First the plot. Rita Jackson is a 23 year old addict. She is addicted to drugs, alcohol and smoking. She is homeless. She is married but does not know where her husband is. She freelances as a prostitute when she is pennliess. And she has seen a man disposing of a dead body – someone he might have killed. And he knows that she has seen him.
100 pages and I already gasping for air with the hopelessness of it all.”My Dreams out..” literally pulls you by your collar , from you bed into Rita’s messy world. There were moments when I had to put the book away, walk around the house to steady myself as waves of nausea hit me. My biggest challenge was my difficulty to relate to this protagonist. Even when I tried to push my boundaries and try to imagine this world and this character, something would happen that would seem so unreal and shake me. For instance, Rita having vodka for breakfast, daily. Then for lunch and then for dinner. Rita losing all her belongings once, twice and then again.
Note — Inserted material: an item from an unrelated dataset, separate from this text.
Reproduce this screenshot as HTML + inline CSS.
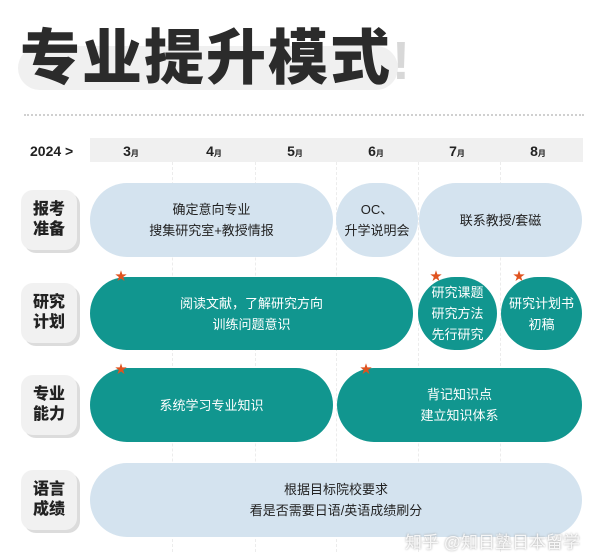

This books its not just about Rita. Its also about Gary Shepherd , a private investigater , who works in the hell holes of San Francisco trying to find justice for people just like Rita. As he walks in to a chapter, you breathe a sigh of relief. He is instantly drawn to her and provides some emotional and financial support to this deeply disturbed yet earnest woman. Once he discovers that Rita has witnessed the very murder he is investigating , he promises to protect her. Even if it means sleeping with her and cheating on his wife. A 21st century fairy god mother!!
But there is redemption for him and for her. Nothing dramatic. Maybe because this isn’t a fairytale as much as its about real people.
The writing is choppy , very new age. Sentences in your face. There is no escape in decorative literary mouldings. As I read I felt I was walking in those god forsaken alleys of San Francisco , whether I liked it or not.